REQUEST —
Transcribe the data in full and exactly, omitting any pictures.

================

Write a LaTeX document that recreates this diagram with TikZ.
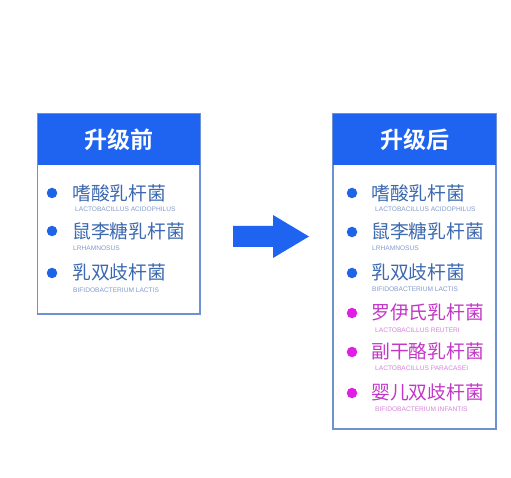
\documentclass[tikz,border=0pt]{standalone}
\usepackage{fontspec}
\setmainfont{Liberation Sans}
\newfontfamily\cjk{Noto Sans CJK SC}
\newfontfamily\cjkb{Noto Sans CJK SC Bold}
\definecolor{hdrblue}{RGB}{30,100,240}
\definecolor{bulblue}{RGB}{30,100,230}
\definecolor{txtblue}{RGB}{60,105,175}
\definecolor{subblue}{RGB}{130,155,205}
\definecolor{bulmag}{RGB}{225,30,230}
\definecolor{txtmag}{RGB}{195,55,200}
\definecolor{submag}{RGB}{215,130,220}
\definecolor{frame}{RGB}{110,145,210}
\begin{document}
\begin{tikzpicture}[x=1pt,y=-1pt,
  boxframe/.style={draw=frame,line width=1.2pt,fill=white},
  hdr/.style={fill=hdrblue},
  hdrtxt/.style={text=white,font=\cjkb\fontsize{23}{23}\selectfont,inner sep=0pt},
  cname/.style={anchor=west,inner sep=0pt,font=\cjk\fontsize{18.8}{18.8}\selectfont},
  ename/.style={anchor=west,inner sep=0pt,font=\fontsize{6.6}{6.6}\selectfont},
  dotb/.style={circle,fill=bulblue,minimum size=10.5pt,inner sep=0pt},
  dotm/.style={circle,fill=bulmag,minimum size=10.5pt,inner sep=0pt}]
\useasboundingbox[fill=white] (0,0) rectangle (511,478);
% left box
\draw[boxframe] (37.5,114) rectangle (200,314);
\fill[hdr] (37.5,114) rectangle (200,165);
\node[hdrtxt] (hl) at (118.75,140) {升级前};
\node[dotb] (l1) at (52,193) {};
\node[cname,text=txtblue] (lt1) at (72,193) {嗜酸乳杆菌};
\node[ename,text=subblue] (le1) at (75,209.5) {LACTOBACILLUS ACIDOPHILUS};
\node[dotb] (l2) at (52,231) {};
\node[cname,text=txtblue] (lt2) at (72,231) {鼠李糖乳杆菌};
\node[ename,text=subblue] (le2) at (73,248) {LRHAMNOSUS};
\node[dotb] (l3) at (52,273) {};
\node[cname,text=txtblue] (lt3) at (72,272) {乳双歧杆菌};
\node[ename,text=subblue] (le3) at (73,290) {BIFIDOBACTERIUM LACTIS};
% arrow
\fill[hdrblue] (233,226) -- (273,226) -- (273,215) -- (309,236.5) -- (273,258) -- (273,247) -- (233,247) -- cycle;
% right box
\draw[boxframe] (333,114) rectangle (496,429);
\fill[hdr] (333,114) rectangle (496,165);
\node[hdrtxt] (hr) at (414.5,140) {升级后};
\node[dotb] (r1) at (352,193) {};
\node[cname,text=txtblue] (rt1) at (371,193) {嗜酸乳杆菌};
\node[ename,text=subblue] (re1) at (375,209.5) {LACTOBACILLUS ACIDOPHILUS};
\node[dotb] (r2) at (352,232) {};
\node[cname,text=txtblue] (rt2) at (371,231) {鼠李糖乳杆菌};
\node[ename,text=subblue] (re2) at (372,248) {LRHAMNOSUS};
\node[dotb] (r3) at (352,273) {};
\node[cname,text=txtblue] (rt3) at (371,272) {乳双歧杆菌};
\node[ename,text=subblue] (re3) at (372,289.5) {BIFIDOBACTERIUM LACTIS};
\node[dotm] (r4) at (352,313) {};
\node[cname,text=txtmag] (rt4) at (371,312) {罗伊氏乳杆菌};
\node[ename,text=submag] (re4) at (375,330) {LACTOBACILLUS REUTERI};
\node[dotm] (r5) at (352,352) {};
\node[cname,text=txtmag] (rt5) at (371,351) {副干酪乳杆菌};
\node[ename,text=submag] (re5) at (375,368.5) {LACTOBACILLUS PARACASEI};
\node[dotm] (r6) at (352,393) {};
\node[cname,text=txtmag] (rt6) at (371,392) {婴儿双歧杆菌};
\node[ename,text=submag] (re6) at (375,409.5) {BIFIDOBACTERIUM INFANTIS};
\end{tikzpicture}
\end{document}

================

THE REPLY —
Write a LaTeX document that recreates this diagram with TikZ.
\documentclass[tikz,border=0pt]{standalone}
\usepackage{fontspec}
\setmainfont{Liberation Sans}
\newfontfamily\cjk{Noto Sans CJK SC}
\newfontfamily\cjkb{Noto Sans CJK SC Bold}
\definecolor{hdrblue}{RGB}{30,100,240}
\definecolor{bulblue}{RGB}{30,100,230}
\definecolor{txtblue}{RGB}{60,105,175}
\definecolor{subblue}{RGB}{130,155,205}
\definecolor{bulmag}{RGB}{225,30,230}
\definecolor{txtmag}{RGB}{195,55,200}
\definecolor{submag}{RGB}{215,130,220}
\definecolor{frame}{RGB}{110,145,210}
\begin{document}
\begin{tikzpicture}[x=1pt,y=-1pt,
  boxframe/.style={draw=frame,line width=1.2pt,fill=white},
  hdr/.style={fill=hdrblue},
  hdrtxt/.style={text=white,font=\cjkb\fontsize{23}{23}\selectfont,inner sep=0pt},
  cname/.style={anchor=west,inner sep=0pt,font=\cjk\fontsize{18.8}{18.8}\selectfont},
  ename/.style={anchor=west,inner sep=0pt,font=\fontsize{6.6}{6.6}\selectfont},
  dotb/.style={circle,fill=bulblue,minimum size=10.5pt,inner sep=0pt},
  dotm/.style={circle,fill=bulmag,minimum size=10.5pt,inner sep=0pt}]
\useasboundingbox[fill=white] (0,0) rectangle (511,478);
% left box
\draw[boxframe] (37.5,114) rectangle (200,314);
\fill[hdr] (37.5,114) rectangle (200,165);
\node[hdrtxt] (hl) at (118.75,140) {升级前};
\node[dotb] (l1) at (52,193) {};
\node[cname,text=txtblue] (lt1) at (72,193) {嗜酸乳杆菌};
\node[ename,text=subblue] (le1) at (75,209.5) {LACTOBACILLUS ACIDOPHILUS};
\node[dotb] (l2) at (52,231) {};
\node[cname,text=txtblue] (lt2) at (72,231) {鼠李糖乳杆菌};
\node[ename,text=subblue] (le2) at (73,248) {LRHAMNOSUS};
\node[dotb] (l3) at (52,273) {};
\node[cname,text=txtblue] (lt3) at (72,272) {乳双歧杆菌};
\node[ename,text=subblue] (le3) at (73,290) {BIFIDOBACTERIUM LACTIS};
% arrow
\fill[hdrblue] (233,226) -- (273,226) -- (273,215) -- (309,236.5) -- (273,258) -- (273,247) -- (233,247) -- cycle;
% right box
\draw[boxframe] (333,114) rectangle (496,429);
\fill[hdr] (333,114) rectangle (496,165);
\node[hdrtxt] (hr) at (414.5,140) {升级后};
\node[dotb] (r1) at (352,193) {};
\node[cname,text=txtblue] (rt1) at (371,193) {嗜酸乳杆菌};
\node[ename,text=subblue] (re1) at (375,209.5) {LACTOBACILLUS ACIDOPHILUS};
\node[dotb] (r2) at (352,232) {};
\node[cname,text=txtblue] (rt2) at (371,231) {鼠李糖乳杆菌};
\node[ename,text=subblue] (re2) at (372,248) {LRHAMNOSUS};
\node[dotb] (r3) at (352,273) {};
\node[cname,text=txtblue] (rt3) at (371,272) {乳双歧杆菌};
\node[ename,text=subblue] (re3) at (372,289.5) {BIFIDOBACTERIUM LACTIS};
\node[dotm] (r4) at (352,313) {};
\node[cname,text=txtmag] (rt4) at (371,312) {罗伊氏乳杆菌};
\node[ename,text=submag] (re4) at (375,330) {LACTOBACILLUS REUTERI};
\node[dotm] (r5) at (352,352) {};
\node[cname,text=txtmag] (rt5) at (371,351) {副干酪乳杆菌};
\node[ename,text=submag] (re5) at (375,368.5) {LACTOBACILLUS PARACASEI};
\node[dotm] (r6) at (352,393) {};
\node[cname,text=txtmag] (rt6) at (371,392) {婴儿双歧杆菌};
\node[ename,text=submag] (re6) at (375,409.5) {BIFIDOBACTERIUM INFANTIS};
\end{tikzpicture}
\end{document}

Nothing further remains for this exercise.